> **INFORMATION SHOWN**
┌──

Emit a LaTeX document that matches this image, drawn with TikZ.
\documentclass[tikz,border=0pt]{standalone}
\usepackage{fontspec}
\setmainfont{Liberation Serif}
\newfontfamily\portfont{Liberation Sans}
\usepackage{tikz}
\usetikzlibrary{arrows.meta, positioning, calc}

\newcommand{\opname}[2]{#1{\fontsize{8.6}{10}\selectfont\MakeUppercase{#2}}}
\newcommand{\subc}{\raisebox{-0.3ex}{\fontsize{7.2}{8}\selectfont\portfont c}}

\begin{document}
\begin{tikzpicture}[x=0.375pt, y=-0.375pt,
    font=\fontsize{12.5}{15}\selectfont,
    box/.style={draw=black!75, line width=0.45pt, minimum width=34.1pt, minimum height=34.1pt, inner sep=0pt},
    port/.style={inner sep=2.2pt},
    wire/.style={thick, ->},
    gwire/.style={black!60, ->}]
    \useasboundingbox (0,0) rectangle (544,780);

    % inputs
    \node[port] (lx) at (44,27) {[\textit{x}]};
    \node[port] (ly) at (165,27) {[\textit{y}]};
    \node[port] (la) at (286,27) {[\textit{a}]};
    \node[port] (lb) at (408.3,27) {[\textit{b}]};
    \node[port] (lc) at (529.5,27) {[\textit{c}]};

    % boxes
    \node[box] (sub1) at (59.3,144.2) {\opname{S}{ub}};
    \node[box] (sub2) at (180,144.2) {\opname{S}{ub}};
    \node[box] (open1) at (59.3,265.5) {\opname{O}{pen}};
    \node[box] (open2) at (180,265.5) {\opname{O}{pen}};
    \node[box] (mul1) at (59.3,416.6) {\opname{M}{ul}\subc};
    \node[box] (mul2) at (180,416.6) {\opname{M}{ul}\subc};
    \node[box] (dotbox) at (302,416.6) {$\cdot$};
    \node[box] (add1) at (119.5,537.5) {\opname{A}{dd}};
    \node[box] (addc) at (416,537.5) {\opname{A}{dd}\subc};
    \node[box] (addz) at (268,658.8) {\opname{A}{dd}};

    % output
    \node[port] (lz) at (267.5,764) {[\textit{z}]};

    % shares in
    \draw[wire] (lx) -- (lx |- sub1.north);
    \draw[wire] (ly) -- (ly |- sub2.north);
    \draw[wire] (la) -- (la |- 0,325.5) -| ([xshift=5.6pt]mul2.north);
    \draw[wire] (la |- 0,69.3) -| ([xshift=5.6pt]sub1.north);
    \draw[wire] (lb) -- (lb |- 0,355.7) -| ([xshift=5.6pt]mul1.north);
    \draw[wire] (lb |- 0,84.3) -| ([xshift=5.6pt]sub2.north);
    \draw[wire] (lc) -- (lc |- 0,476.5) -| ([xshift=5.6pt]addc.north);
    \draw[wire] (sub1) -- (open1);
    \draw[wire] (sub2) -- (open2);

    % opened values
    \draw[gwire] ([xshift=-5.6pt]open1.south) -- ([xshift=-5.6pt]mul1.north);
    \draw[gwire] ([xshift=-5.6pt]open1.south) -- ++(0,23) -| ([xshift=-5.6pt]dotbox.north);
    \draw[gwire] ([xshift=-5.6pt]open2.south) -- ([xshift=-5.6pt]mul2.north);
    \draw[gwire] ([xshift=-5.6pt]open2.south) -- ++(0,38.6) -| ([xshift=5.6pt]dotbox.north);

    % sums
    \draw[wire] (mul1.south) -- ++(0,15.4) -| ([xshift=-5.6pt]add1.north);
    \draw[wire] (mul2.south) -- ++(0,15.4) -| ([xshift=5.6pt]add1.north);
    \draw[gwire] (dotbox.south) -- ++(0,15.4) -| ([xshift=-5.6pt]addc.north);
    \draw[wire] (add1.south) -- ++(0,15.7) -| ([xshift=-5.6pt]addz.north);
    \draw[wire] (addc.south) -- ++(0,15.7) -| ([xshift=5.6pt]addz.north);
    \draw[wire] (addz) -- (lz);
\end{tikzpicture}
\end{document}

└──

> **DIRECTIONS FOR THIS TASK**
Write the material out again word for word.

> **PROBLEM SOLUTION**
Emit a LaTeX document that matches this image, drawn with TikZ.
\documentclass[tikz,border=0pt]{standalone}
\usepackage{fontspec}
\setmainfont{Liberation Serif}
\newfontfamily\portfont{Liberation Sans}
\usepackage{tikz}
\usetikzlibrary{arrows.meta, positioning, calc}

\newcommand{\opname}[2]{#1{\fontsize{8.6}{10}\selectfont\MakeUppercase{#2}}}
\newcommand{\subc}{\raisebox{-0.3ex}{\fontsize{7.2}{8}\selectfont\portfont c}}

\begin{document}
\begin{tikzpicture}[x=0.375pt, y=-0.375pt,
    font=\fontsize{12.5}{15}\selectfont,
    box/.style={draw=black!75, line width=0.45pt, minimum width=34.1pt, minimum height=34.1pt, inner sep=0pt},
    port/.style={inner sep=2.2pt},
    wire/.style={thick, ->},
    gwire/.style={black!60, ->}]
    \useasboundingbox (0,0) rectangle (544,780);

    % inputs
    \node[port] (lx) at (44,27) {[\textit{x}]};
    \node[port] (ly) at (165,27) {[\textit{y}]};
    \node[port] (la) at (286,27) {[\textit{a}]};
    \node[port] (lb) at (408.3,27) {[\textit{b}]};
    \node[port] (lc) at (529.5,27) {[\textit{c}]};

    % boxes
    \node[box] (sub1) at (59.3,144.2) {\opname{S}{ub}};
    \node[box] (sub2) at (180,144.2) {\opname{S}{ub}};
    \node[box] (open1) at (59.3,265.5) {\opname{O}{pen}};
    \node[box] (open2) at (180,265.5) {\opname{O}{pen}};
    \node[box] (mul1) at (59.3,416.6) {\opname{M}{ul}\subc};
    \node[box] (mul2) at (180,416.6) {\opname{M}{ul}\subc};
    \node[box] (dotbox) at (302,416.6) {$\cdot$};
    \node[box] (add1) at (119.5,537.5) {\opname{A}{dd}};
    \node[box] (addc) at (416,537.5) {\opname{A}{dd}\subc};
    \node[box] (addz) at (268,658.8) {\opname{A}{dd}};

    % output
    \node[port] (lz) at (267.5,764) {[\textit{z}]};

    % shares in
    \draw[wire] (lx) -- (lx |- sub1.north);
    \draw[wire] (ly) -- (ly |- sub2.north);
    \draw[wire] (la) -- (la |- 0,325.5) -| ([xshift=5.6pt]mul2.north);
    \draw[wire] (la |- 0,69.3) -| ([xshift=5.6pt]sub1.north);
    \draw[wire] (lb) -- (lb |- 0,355.7) -| ([xshift=5.6pt]mul1.north);
    \draw[wire] (lb |- 0,84.3) -| ([xshift=5.6pt]sub2.north);
    \draw[wire] (lc) -- (lc |- 0,476.5) -| ([xshift=5.6pt]addc.north);
    \draw[wire] (sub1) -- (open1);
    \draw[wire] (sub2) -- (open2);

    % opened values
    \draw[gwire] ([xshift=-5.6pt]open1.south) -- ([xshift=-5.6pt]mul1.north);
    \draw[gwire] ([xshift=-5.6pt]open1.south) -- ++(0,23) -| ([xshift=-5.6pt]dotbox.north);
    \draw[gwire] ([xshift=-5.6pt]open2.south) -- ([xshift=-5.6pt]mul2.north);
    \draw[gwire] ([xshift=-5.6pt]open2.south) -- ++(0,38.6) -| ([xshift=5.6pt]dotbox.north);

    % sums
    \draw[wire] (mul1.south) -- ++(0,15.4) -| ([xshift=-5.6pt]add1.north);
    \draw[wire] (mul2.south) -- ++(0,15.4) -| ([xshift=5.6pt]add1.north);
    \draw[gwire] (dotbox.south) -- ++(0,15.4) -| ([xshift=-5.6pt]addc.north);
    \draw[wire] (add1.south) -- ++(0,15.7) -| ([xshift=-5.6pt]addz.north);
    \draw[wire] (addc.south) -- ++(0,15.7) -| ([xshift=5.6pt]addz.north);
    \draw[wire] (addz) -- (lz);
\end{tikzpicture}
\end{document}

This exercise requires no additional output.